WORK REQUIRED:
Return the material word for word. Do not include pictures.

[Begin DATA BLOCK]

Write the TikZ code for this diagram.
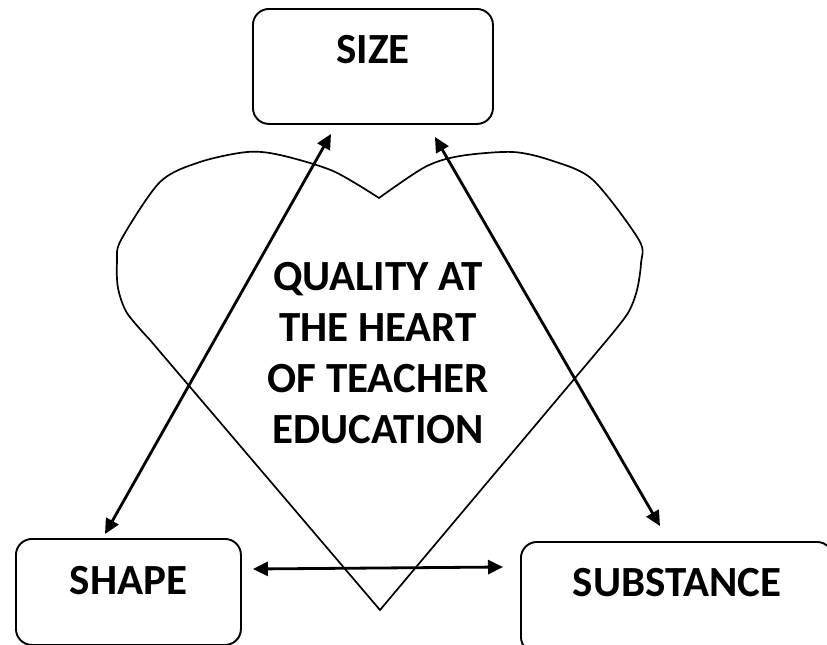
\documentclass[tikz,border=0pt]{standalone}
\usepackage{fontspec}
\setmainfont{Carlito}
\usetikzlibrary{arrows.meta}

\begin{document}
\begin{tikzpicture}[x=1pt,y=-1pt,
  topicbox/.style={draw, line width=1.9pt, rounded corners=16pt, inner sep=0pt,
    font=\fontsize{43}{50}\selectfont\bfseries},
  link/.style={{Triangle[length=15pt,width=14pt]}-{Triangle[length=15pt,width=14pt]}, line width=2.8pt}]
\useasboundingbox (0,0) rectangle (827,645);
\clip (0,0) rectangle (827,645);

% the heart
\draw[line width=1.7pt] (380,610)
  -- plot[smooth,tension=0.5] coordinates {(150,340) (127,313) (118,288) (117,262) (121,240) (160,182) (200,162) (247,152) (280,155) (333,171) (379,198)}
  -- plot[smooth,tension=0.5] coordinates {(379,198) (425,167) (460,156) (513,152) (553,161) (593,180) (639,240) (641,263) (637,290) (628,313) (607,340)}
  -- cycle;

\node[align=center, font=\fontsize{43}{51}\selectfont\bfseries] (quality) at (378,353)
  {QUALITY AT\\THE HEART\\OF TEACHER\\EDUCATION};

% the three boxes
\node[topicbox, anchor=north west, minimum width=240pt, text height=55pt, text depth=60pt] (size) at (252,8) {SIZE};
\node[topicbox, anchor=north west, minimum width=225pt, text height=56pt, text depth=50pt] (shape) at (15,538) {SHAPE};
\node[topicbox, anchor=north west, minimum width=312pt, text height=55pt, text depth=56pt] (substance) at (520,541) {SUBSTANCE};

% links between them
\draw[link] ([shift={(79,9)}]size.south west) -- ([shift={(90,-4)}]shape.north west);
\draw[link] ([shift={(-59,12)}]size.south east) -- ([shift={(140,-15)}]substance.north west);
\draw[link] ([shift={(11,31)}]shape.north east) -- ([shift={(-17,26)}]substance.north west);

\end{tikzpicture}
\end{document}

[End DATA BLOCK]

SOLUTION TO THIS TASK:
Write the TikZ code for this diagram.
\documentclass[tikz,border=0pt]{standalone}
\usepackage{fontspec}
\setmainfont{Carlito}
\usetikzlibrary{arrows.meta}

\begin{document}
\begin{tikzpicture}[x=1pt,y=-1pt,
  topicbox/.style={draw, line width=1.9pt, rounded corners=16pt, inner sep=0pt,
    font=\fontsize{43}{50}\selectfont\bfseries},
  link/.style={{Triangle[length=15pt,width=14pt]}-{Triangle[length=15pt,width=14pt]}, line width=2.8pt}]
\useasboundingbox (0,0) rectangle (827,645);
\clip (0,0) rectangle (827,645);

% the heart
\draw[line width=1.7pt] (380,610)
  -- plot[smooth,tension=0.5] coordinates {(150,340) (127,313) (118,288) (117,262) (121,240) (160,182) (200,162) (247,152) (280,155) (333,171) (379,198)}
  -- plot[smooth,tension=0.5] coordinates {(379,198) (425,167) (460,156) (513,152) (553,161) (593,180) (639,240) (641,263) (637,290) (628,313) (607,340)}
  -- cycle;

\node[align=center, font=\fontsize{43}{51}\selectfont\bfseries] (quality) at (378,353)
  {QUALITY AT\\THE HEART\\OF TEACHER\\EDUCATION};

% the three boxes
\node[topicbox, anchor=north west, minimum width=240pt, text height=55pt, text depth=60pt] (size) at (252,8) {SIZE};
\node[topicbox, anchor=north west, minimum width=225pt, text height=56pt, text depth=50pt] (shape) at (15,538) {SHAPE};
\node[topicbox, anchor=north west, minimum width=312pt, text height=55pt, text depth=56pt] (substance) at (520,541) {SUBSTANCE};

% links between them
\draw[link] ([shift={(79,9)}]size.south west) -- ([shift={(90,-4)}]shape.north west);
\draw[link] ([shift={(-59,12)}]size.south east) -- ([shift={(140,-15)}]substance.north west);
\draw[link] ([shift={(11,31)}]shape.north east) -- ([shift={(-17,26)}]substance.north west);

\end{tikzpicture}
\end{document}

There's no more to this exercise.